Within the script, the following parameters can be changed according to your requirements:
pd.json
Supply your LinkedIn credentials in this json file with the following structure:
{
"username": "username",
"pd": "password"
}
results.csv
Profiles will be written to this file in .csv format, one profile per row. You do not have to create this file before running the script.
dataKey.json
This will store the unique profile links that have been scraped. The scraper might halt for various reasons after execution, and this store helps to keep track of scraped profiles in case it needs to be restarted. You do not have to create this file before running the script.
self.searchQuery
This will contain the search query for profiles of interest.
self.completedPages
In case the scraper halts midway, this variable will enable you to pick up at the page where you left off. Specify for example self.completedPages = 9 if the scraper crashes at page 10 of your results.
self.totalPages
This determines the total number of pages that your scraper will evaluate. By default, LinkedIn does not display more than 100 pages of results for any search query.
self.expo
This is a sample of 1000 interval times in units of seconds, drawn from an exponential distribution with scale parameter 2 (i.e. mean of 1 click every 2 seconds). It is meant to simulate the distribution of gap times between human clicks in normal browser interactions. Change the scale parameter to simulate your preferred distribution of interval times.
A Pipfile is supplied with this package to install dependencies within a python virtual environment. In Terminal, pipenv install to install and pipenv shell to access the virtual environment.
Li-Scraper uses ChromeDriver to emulate browser interactions, so make sure you have it installed. On a Mac, the easiest way is to use brew cask install chromedriver in Terminal. Otherwise, please refer to the ChromeDriver documentation: https://chromedriver.chromium.org/getting-started
Once inside the virtual environment, run pipenv run python Li-Scraper.py.
Results are written to the file results.csv, one profile per row. Because each profile may have multiple entries for education and
experience, the data for each of these parameters are written as a json object array, with the following structure:
{
"data":[
{
"position": "Position 1",
"company": "Company A",
"duration": "X1 yrs Y1 mos"
},
{
"position": "Position 2",
"company": "Company B",
"duration": "X2 yrs Y2 mos"
}
]
}
{
"data":[
{
"school": "School 1",
"certification": "Bachelor's P1:::Domain Q1:::Merit R1"
},
{
"school": "School 2",
"certification": "Master's P2:::Domain Q2"
}
]
}
The field certification contains up to 3 sub-parameters: Certificate (Bachelors/Masters etc.), Domain (Biology/Computer Science etc.) and Merit (First Class Honours/ 4.0 GPA etc.). These sub-parameters are delimited by triple colon :::.

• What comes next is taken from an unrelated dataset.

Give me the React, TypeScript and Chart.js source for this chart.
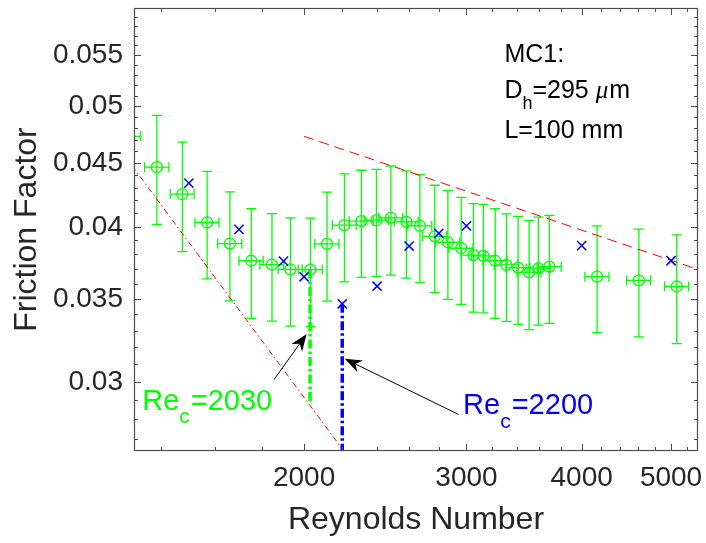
import React, { useEffect, useRef } from 'react';
import { Chart, registerables } from 'chart.js';

Chart.register(...registerables);

const FONT = "'Liberation Sans', Arial, Helvetica, sans-serif";
const TEXT = '#262626';
const AXIS = '#4d4d4d';
const GREEN = '#00ff00';
const BLUE = '#0000ff';
const RED = '#ff0000';

// Measured friction factor (green circles with error bars)
const greenRe = [1291, 1385, 1476, 1570, 1662, 1753, 1846, 1933, 2032, 2118, 2212, 2308, 2396, 2484, 2582, 2671, 2772, 2864, 2961, 3053, 3130, 3223, 3315, 3413, 3508, 3590, 3690, 4157, 4614, 5072];
const greenF = [0.0473, 0.04467, 0.0425, 0.04032, 0.03877, 0.03756, 0.03729, 0.03697, 0.03695, 0.03875, 0.04012, 0.04042, 0.04049, 0.04067, 0.04037, 0.04007, 0.0393, 0.03887, 0.03844, 0.03795, 0.0379, 0.03756, 0.03727, 0.03708, 0.03676, 0.03703, 0.03715, 0.03647, 0.03622, 0.03581];
const greenReErr = [39, 42, 44, 47, 50, 53, 55, 58, 61, 64, 66, 69, 72, 75, 77, 80, 83, 86, 89, 92, 94, 97, 99, 102, 105, 108, 111, 125, 138, 152];
const greenFErr = [0.0047, 0.0045, 0.0043, 0.004, 0.0039, 0.0038, 0.0037, 0.0037, 0.0037, 0.0039, 0.004, 0.004, 0.004, 0.0041, 0.004, 0.004, 0.0039, 0.0039, 0.0038, 0.0038, 0.0038, 0.0038, 0.0037, 0.0037, 0.0037, 0.0037, 0.0037, 0.0036, 0.0036, 0.0036];

// Second series (blue crosses)
const blueRe = [1500, 1700, 1900, 2000, 2200, 2400, 2600, 2800, 3000, 4000, 5000];
const blueF = [0.04337, 0.03981, 0.03753, 0.03646, 0.03468, 0.03583, 0.0386, 0.03952, 0.04007, 0.03863, 0.03756];

// Reference correlations (end points)
const laminarRe = [1250, 2300];
const laminarF = [0.04664, 0.02535];
const turbRe = [2000, 5348];
const turbF = [0.0473, 0.03696];

// Critical Reynolds number markers
const critGreenRe = [2030, 2030];
const critGreenF = [0.03695, 0.0288];
const critBlueRe = [2200, 2200];
const critBlueF = [0.03468, 0.0264];

// Axes
const X_MIN = 1308;
const X_MAX = 5348;
const Y_MIN = 0.0264;
const Y_MAX = 0.06;
const xMajorTicks = [2000, 3000, 4000, 5000];
const xMinorTicks = [1400, 1600, 1800, 2200, 2400, 2600, 2800, 3200, 3400, 3600, 3800, 4200, 4400, 4600, 4800, 5200];
const yMajorTicks = [0.03, 0.035, 0.04, 0.045, 0.05, 0.055];
const yMinorTicks = [0.027, 0.028, 0.029, 0.031, 0.032, 0.033, 0.034, 0.036, 0.037, 0.038, 0.039, 0.041, 0.042, 0.043, 0.044, 0.046, 0.047, 0.048, 0.049, 0.051, 0.052, 0.053, 0.054, 0.056, 0.057, 0.058, 0.059];

// Annotation anchors (data coordinates)
const labelGreen = { re: 1335, f: 0.02851, main: 'Re', sub: 'c', rest: '=2030' };
const labelBlue = { re: 2975, f: 0.02825, main: 'Re', sub: 'c', rest: '=2200' };
const arrowGreen = { fromRe: 1855, fromF: 0.03013, toRe: 2013, toF: 0.03279 };
const arrowBlue = { fromRe: 2941, fromF: 0.02825, toRe: 2214, toF: 0.03132 };
const infoRe = 3298;
const infoF = [0.05432, 0.05075, 0.04714];

const toPts = (xs: number[], ys: number[]) => xs.map((x, i) => ({ x, y: ys[i] }));

const frameTicksPlugin = {
  id: 'frameTicks',
  afterDraw(chart: any) {
    const { ctx, chartArea: a, scales } = chart;
    const xs = scales.x;
    const ys = scales.y;
    ctx.save();
    ctx.strokeStyle = AXIS;
    ctx.lineWidth = 1.2;
    ctx.strokeRect(a.left + 0.5, a.top + 0.5, a.right - a.left - 1, a.bottom - a.top - 1);
    ctx.lineWidth = 1;
    const drawX = (v: number, len: number) => {
      const p = Math.round(xs.getPixelForValue(v)) + 0.5;
      ctx.beginPath();
      ctx.moveTo(p, a.bottom);
      ctx.lineTo(p, a.bottom - len);
      ctx.moveTo(p, a.top);
      ctx.lineTo(p, a.top + len);
      ctx.stroke();
    };
    const drawY = (v: number, len: number) => {
      const p = Math.round(ys.getPixelForValue(v)) + 0.5;
      ctx.beginPath();
      ctx.moveTo(a.left, p);
      ctx.lineTo(a.left + len, p);
      ctx.moveTo(a.right, p);
      ctx.lineTo(a.right - len, p);
      ctx.stroke();
    };
    xMajorTicks.forEach((v) => drawX(v, 7));
    xMinorTicks.forEach((v) => drawX(v, 4));
    yMajorTicks.forEach((v) => drawY(v, 7));
    yMinorTicks.forEach((v) => drawY(v, 4));
    ctx.restore();
  },
};

const errorBarPlugin = {
  id: 'errorBars',
  beforeDatasetsDraw(chart: any) {
    const { ctx, chartArea: a, scales } = chart;
    const xs = scales.x;
    const ys = scales.y;
    ctx.save();
    ctx.beginPath();
    ctx.rect(a.left, a.top, a.right - a.left, a.bottom - a.top);
    ctx.clip();
    ctx.strokeStyle = GREEN;
    ctx.lineWidth = 1.3;
    const cap = 5;
    greenRe.forEach((re, i) => {
      const f = greenF[i];
      const px = xs.getPixelForValue(re);
      const py = ys.getPixelForValue(f);
      const yTop = ys.getPixelForValue(f + greenFErr[i]);
      const yBot = ys.getPixelForValue(f - greenFErr[i]);
      const xL = xs.getPixelForValue(re - greenReErr[i]);
      const xR = xs.getPixelForValue(re + greenReErr[i]);
      ctx.beginPath();
      ctx.moveTo(px, yTop);
      ctx.lineTo(px, yBot);
      ctx.moveTo(px - cap, yTop);
      ctx.lineTo(px + cap, yTop);
      ctx.moveTo(px - cap, yBot);
      ctx.lineTo(px + cap, yBot);
      ctx.moveTo(xL, py);
      ctx.lineTo(xR, py);
      ctx.moveTo(xL, py - cap);
      ctx.lineTo(xL, py + cap);
      ctx.moveTo(xR, py - cap);
      ctx.lineTo(xR, py + cap);
      ctx.stroke();
    });
    ctx.restore();
  },
};

function drawSubLabel(ctx: any, x: number, y: number, lab: any, size: number, color: string) {
  ctx.fillStyle = color;
  ctx.textBaseline = 'alphabetic';
  ctx.textAlign = 'left';
  ctx.font = `${size}px ${FONT}`;
  ctx.fillText(lab.main, x, y);
  let cx = x + ctx.measureText(lab.main).width;
  const subSize = Math.round(size * 0.72);
  ctx.font = `${subSize}px ${FONT}`;
  ctx.fillText(lab.sub, cx, y + size * 0.45);
  cx += ctx.measureText(lab.sub).width + 1;
  ctx.font = `${size}px ${FONT}`;
  ctx.fillText(lab.rest, cx, y);
}

function drawArrow(ctx: any, x1: number, y1: number, x2: number, y2: number) {
  const ang = Math.atan2(y2 - y1, x2 - x1);
  const len = 17;
  const w = 6.5;
  const bx = x2 - len * Math.cos(ang);
  const by = y2 - len * Math.sin(ang);
  const nx = x2 - len * 0.7 * Math.cos(ang);
  const ny = y2 - len * 0.7 * Math.sin(ang);
  ctx.strokeStyle = '#000';
  ctx.fillStyle = '#000';
  ctx.lineWidth = 1;
  ctx.beginPath();
  ctx.moveTo(x1, y1);
  ctx.lineTo(nx, ny);
  ctx.stroke();
  ctx.beginPath();
  ctx.moveTo(x2, y2);
  ctx.lineTo(bx - w * Math.sin(ang), by + w * Math.cos(ang));
  ctx.lineTo(nx, ny);
  ctx.lineTo(bx + w * Math.sin(ang), by - w * Math.cos(ang));
  ctx.closePath();
  ctx.fill();
}

const annotationPlugin = {
  id: 'annotations',
  afterDatasetsDraw(chart: any) {
    const { ctx, scales } = chart;
    const xs = scales.x;
    const ys = scales.y;
    ctx.save();
    drawArrow(ctx, xs.getPixelForValue(arrowGreen.fromRe), ys.getPixelForValue(arrowGreen.fromF), xs.getPixelForValue(arrowGreen.toRe), ys.getPixelForValue(arrowGreen.toF));
    drawArrow(ctx, xs.getPixelForValue(arrowBlue.fromRe), ys.getPixelForValue(arrowBlue.fromF), xs.getPixelForValue(arrowBlue.toRe), ys.getPixelForValue(arrowBlue.toF));
    drawSubLabel(ctx, xs.getPixelForValue(labelGreen.re), ys.getPixelForValue(labelGreen.f), labelGreen, 29, GREEN);
    drawSubLabel(ctx, xs.getPixelForValue(labelBlue.re), ys.getPixelForValue(labelBlue.f), labelBlue, 29, BLUE);

    // info block
    const ix = xs.getPixelForValue(infoRe);
    const size = 25;
    ctx.fillStyle = '#000';
    ctx.textAlign = 'left';
    ctx.textBaseline = 'alphabetic';
    ctx.font = `${size}px ${FONT}`;
    ctx.fillText('MC1:', ix, ys.getPixelForValue(infoF[0]));
    const y2 = ys.getPixelForValue(infoF[1]);
    let cx = ix;
    ctx.fillText('D', cx, y2);
    cx += ctx.measureText('D').width;
    ctx.font = `18px ${FONT}`;
    ctx.fillText('h', cx, y2 + 11);
    cx += ctx.measureText('h').width;
    ctx.font = `${size}px ${FONT}`;
    ctx.fillText('=295 ', cx, y2);
    cx += ctx.measureText('=295 ').width;
    ctx.font = `italic ${size}px 'Liberation Serif', serif`;
    ctx.fillText('\u03bc', cx, y2);
    cx += ctx.measureText('\u03bc').width + 1;
    ctx.font = `${size}px ${FONT}`;
    ctx.fillText('m', cx, y2);
    ctx.fillText('L=100 mm', ix, ys.getPixelForValue(infoF[2]));
    ctx.restore();
  },
};

const zeroPad = (scale: any) => {
  scale.paddingTop = 0;
  scale.paddingBottom = 0;
  scale.paddingLeft = 0;
  scale.paddingRight = 0;
};

export default function App() {
  const canvasRef = useRef<HTMLCanvasElement | null>(null);

  useEffect(() => {
    if (!canvasRef.current) return;
    const chart = new Chart(canvasRef.current, {
      type: 'scatter',
      data: {
        datasets: [
          {
            label: 'blue',
            data: toPts(blueRe, blueF),
            pointStyle: 'crossRot',
            pointRadius: 6.5,
            pointBorderColor: BLUE,
            pointBorderWidth: 1.5,
            pointBackgroundColor: BLUE,
            showLine: false,
            clip: 0,
          } as any,
          {
            label: 'green',
            data: toPts(greenRe, greenF),
            pointStyle: 'circle',
            pointRadius: 5.5,
            pointBorderColor: GREEN,
            pointBorderWidth: 1.3,
            pointBackgroundColor: 'rgba(0,0,0,0)',
            showLine: false,
            clip: 0,
          } as any,
          {
            label: 'critGreen',
            data: toPts(critGreenRe, critGreenF),
            showLine: true,
            borderColor: GREEN,
            borderWidth: 3.5,
            borderDash: [9, 3, 2.5, 3],
            pointRadius: 0,
            clip: 0,
          } as any,
          {
            label: 'critBlue',
            data: toPts(critBlueRe, critBlueF),
            showLine: true,
            borderColor: BLUE,
            borderWidth: 3.5,
            borderDash: [9, 3, 2.5, 3],
            pointRadius: 0,
            clip: 0,
          } as any,
          {
            label: 'laminar',
            data: toPts(laminarRe, laminarF),
            showLine: true,
            borderColor: RED,
            borderWidth: 1,
            borderDash: [6, 3, 1.5, 3],
            pointRadius: 0,
            clip: 0,
          } as any,
          {
            label: 'turb',
            data: toPts(turbRe, turbF),
            showLine: true,
            borderColor: RED,
            borderWidth: 1,
            borderDash: [10, 6],
            pointRadius: 0,
            clip: 0,
          } as any,
        ],
      },
      options: {
        animation: false,
        responsive: true,
        maintainAspectRatio: false,
        layout: { padding: { left: 0, top: 6, right: 7, bottom: 0 } },
        plugins: {
          legend: { display: false },
          tooltip: { enabled: false },
        },
        events: [],
        scales: {
          x: {
            type: 'logarithmic',
            position: 'bottom',
            min: X_MIN,
            max: X_MAX,
            grid: { display: false, drawTicks: false },
            border: { display: false },
            afterBuildTicks: (scale: any) => {
              scale.ticks = xMajorTicks.map((v) => ({ value: v }));
            },
            afterFit: (scale: any) => {
              scale.height = 92;
              zeroPad(scale);
            },
            ticks: {
              autoSkip: false,
              maxRotation: 0,
              padding: 10,
              color: TEXT,
              font: { family: FONT, size: 28 },
              callback: (v: any) => String(v),
            },
            title: {
              display: true,
              text: 'Reynolds Number',
              color: TEXT,
              font: { family: FONT, size: 32 },
              padding: { top: 0, bottom: 4 },
            },
          },
          y: {
            type: 'logarithmic',
            position: 'left',
            min: Y_MIN,
            max: Y_MAX,
            grid: { display: false, drawTicks: false },
            border: { display: false },
            afterBuildTicks: (scale: any) => {
              scale.ticks = yMajorTicks.map((v) => ({ value: v }));
            },
            afterFit: (scale: any) => {
              scale.width = 134;
              zeroPad(scale);
            },
            ticks: {
              autoSkip: false,
              padding: 11,
              color: TEXT,
              font: { family: FONT, size: 28 },
              callback: (v: any) => String(v),
            },
            title: {
              display: true,
              text: 'Friction Factor',
              color: TEXT,
              font: { family: FONT, size: 32 },
              padding: { top: 8, bottom: 0 },
            },
          },
        },
      } as any,
      plugins: [errorBarPlugin, annotationPlugin, frameTicksPlugin],
    });
    return () => chart.destroy();
  }, []);

  return (
    <div style={{ position: 'fixed', left: 0, top: 0, width: 706, height: 543, background: '#fff' }}>
      <canvas ref={canvasRef} />
    </div>
  );
}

The scraper works by emulating actual browser interactions, so often times it will fail if the page has not updated to the correct state and does not contain the HTML elements being looked for. In particular, if the comment Finding next icon... is being repeated multiple times in Terminal, the driver is attempting to scroll down to the bottom of the page but the browser is not responding for some reason. In this situation, it suffices to manually scroll down the page to help the driver along. Otherwise, if the scraper crashes, it does not hurt to restart the execution. You can specify the page to start using self.completedPages, and the file dataKey.json will ensure that the scraper will pick up where it left off.
This is a json file containing the XPath selectors mapping to the identity of the html tags containing the parameters of interest i.e. Name, Experience and Education. Considerable manual effort was invested into identifying these tags and their corresponding selectors. Do not be surprised if LinkedIn changes the identity of the html tags, in which case you will have to update the XPath selectors in this file manually.